**STATED EXERCISE:** Quote the listing below in full and exactly as written, but omit every picture.

**DATA BLOCK:**
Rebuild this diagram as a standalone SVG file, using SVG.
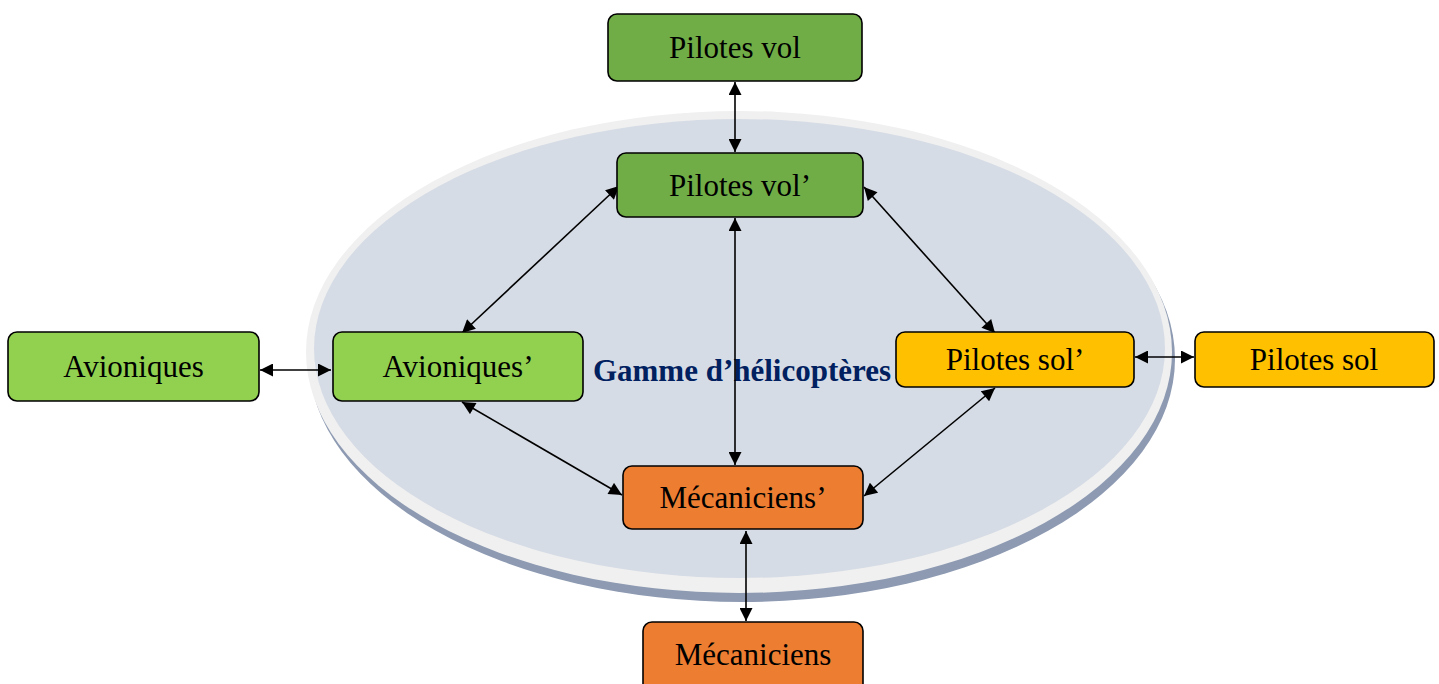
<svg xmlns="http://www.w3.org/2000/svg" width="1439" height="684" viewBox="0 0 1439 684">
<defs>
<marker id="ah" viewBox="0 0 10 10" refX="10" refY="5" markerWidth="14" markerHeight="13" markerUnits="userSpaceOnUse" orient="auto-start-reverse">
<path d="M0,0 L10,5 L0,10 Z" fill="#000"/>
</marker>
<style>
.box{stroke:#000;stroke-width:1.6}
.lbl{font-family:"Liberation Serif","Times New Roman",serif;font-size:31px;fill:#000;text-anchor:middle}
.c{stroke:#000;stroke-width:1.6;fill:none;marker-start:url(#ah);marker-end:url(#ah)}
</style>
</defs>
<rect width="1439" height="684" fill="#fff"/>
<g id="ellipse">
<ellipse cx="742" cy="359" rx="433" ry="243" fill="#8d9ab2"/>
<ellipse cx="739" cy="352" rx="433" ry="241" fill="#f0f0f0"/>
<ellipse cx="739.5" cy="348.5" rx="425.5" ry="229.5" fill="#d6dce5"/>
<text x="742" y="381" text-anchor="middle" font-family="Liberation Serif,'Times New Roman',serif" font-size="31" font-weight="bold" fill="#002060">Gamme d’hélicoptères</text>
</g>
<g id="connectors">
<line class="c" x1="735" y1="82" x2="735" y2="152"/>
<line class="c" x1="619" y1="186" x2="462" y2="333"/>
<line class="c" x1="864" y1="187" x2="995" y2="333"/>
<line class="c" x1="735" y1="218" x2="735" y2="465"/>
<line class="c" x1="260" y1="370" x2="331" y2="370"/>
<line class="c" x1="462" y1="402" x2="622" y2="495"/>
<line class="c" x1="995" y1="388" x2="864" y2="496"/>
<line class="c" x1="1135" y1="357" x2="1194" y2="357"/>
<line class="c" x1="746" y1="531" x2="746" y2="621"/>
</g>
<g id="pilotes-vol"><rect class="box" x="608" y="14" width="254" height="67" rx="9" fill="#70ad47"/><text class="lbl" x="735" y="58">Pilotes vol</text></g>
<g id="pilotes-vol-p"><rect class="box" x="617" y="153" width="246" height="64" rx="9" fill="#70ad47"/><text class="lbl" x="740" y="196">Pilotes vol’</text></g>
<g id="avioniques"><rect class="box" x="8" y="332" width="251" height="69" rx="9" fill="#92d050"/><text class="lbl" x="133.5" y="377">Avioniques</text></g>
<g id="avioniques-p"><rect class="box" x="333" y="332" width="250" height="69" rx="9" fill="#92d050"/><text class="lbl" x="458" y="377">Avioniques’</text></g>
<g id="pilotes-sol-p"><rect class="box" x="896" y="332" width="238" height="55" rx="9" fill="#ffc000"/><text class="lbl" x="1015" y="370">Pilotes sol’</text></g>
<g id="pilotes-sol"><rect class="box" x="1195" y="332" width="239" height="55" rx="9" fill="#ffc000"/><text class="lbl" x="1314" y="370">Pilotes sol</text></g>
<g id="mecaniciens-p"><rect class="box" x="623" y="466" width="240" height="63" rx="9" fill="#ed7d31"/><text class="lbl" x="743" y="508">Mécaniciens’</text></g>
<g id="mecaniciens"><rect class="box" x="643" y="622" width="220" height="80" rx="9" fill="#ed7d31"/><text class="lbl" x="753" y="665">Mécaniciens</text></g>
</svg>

**ANSWER FOR THIS EXERCISE:**
Rebuild this diagram as a standalone SVG file, using SVG.
<svg xmlns="http://www.w3.org/2000/svg" width="1439" height="684" viewBox="0 0 1439 684">
<defs>
<marker id="ah" viewBox="0 0 10 10" refX="10" refY="5" markerWidth="14" markerHeight="13" markerUnits="userSpaceOnUse" orient="auto-start-reverse">
<path d="M0,0 L10,5 L0,10 Z" fill="#000"/>
</marker>
<style>
.box{stroke:#000;stroke-width:1.6}
.lbl{font-family:"Liberation Serif","Times New Roman",serif;font-size:31px;fill:#000;text-anchor:middle}
.c{stroke:#000;stroke-width:1.6;fill:none;marker-start:url(#ah);marker-end:url(#ah)}
</style>
</defs>
<rect width="1439" height="684" fill="#fff"/>
<g id="ellipse">
<ellipse cx="742" cy="359" rx="433" ry="243" fill="#8d9ab2"/>
<ellipse cx="739" cy="352" rx="433" ry="241" fill="#f0f0f0"/>
<ellipse cx="739.5" cy="348.5" rx="425.5" ry="229.5" fill="#d6dce5"/>
<text x="742" y="381" text-anchor="middle" font-family="Liberation Serif,'Times New Roman',serif" font-size="31" font-weight="bold" fill="#002060">Gamme d’hélicoptères</text>
</g>
<g id="connectors">
<line class="c" x1="735" y1="82" x2="735" y2="152"/>
<line class="c" x1="619" y1="186" x2="462" y2="333"/>
<line class="c" x1="864" y1="187" x2="995" y2="333"/>
<line class="c" x1="735" y1="218" x2="735" y2="465"/>
<line class="c" x1="260" y1="370" x2="331" y2="370"/>
<line class="c" x1="462" y1="402" x2="622" y2="495"/>
<line class="c" x1="995" y1="388" x2="864" y2="496"/>
<line class="c" x1="1135" y1="357" x2="1194" y2="357"/>
<line class="c" x1="746" y1="531" x2="746" y2="621"/>
</g>
<g id="pilotes-vol"><rect class="box" x="608" y="14" width="254" height="67" rx="9" fill="#70ad47"/><text class="lbl" x="735" y="58">Pilotes vol</text></g>
<g id="pilotes-vol-p"><rect class="box" x="617" y="153" width="246" height="64" rx="9" fill="#70ad47"/><text class="lbl" x="740" y="196">Pilotes vol’</text></g>
<g id="avioniques"><rect class="box" x="8" y="332" width="251" height="69" rx="9" fill="#92d050"/><text class="lbl" x="133.5" y="377">Avioniques</text></g>
<g id="avioniques-p"><rect class="box" x="333" y="332" width="250" height="69" rx="9" fill="#92d050"/><text class="lbl" x="458" y="377">Avioniques’</text></g>
<g id="pilotes-sol-p"><rect class="box" x="896" y="332" width="238" height="55" rx="9" fill="#ffc000"/><text class="lbl" x="1015" y="370">Pilotes sol’</text></g>
<g id="pilotes-sol"><rect class="box" x="1195" y="332" width="239" height="55" rx="9" fill="#ffc000"/><text class="lbl" x="1314" y="370">Pilotes sol</text></g>
<g id="mecaniciens-p"><rect class="box" x="623" y="466" width="240" height="63" rx="9" fill="#ed7d31"/><text class="lbl" x="743" y="508">Mécaniciens’</text></g>
<g id="mecaniciens"><rect class="box" x="643" y="622" width="220" height="80" rx="9" fill="#ed7d31"/><text class="lbl" x="753" y="665">Mécaniciens</text></g>
</svg>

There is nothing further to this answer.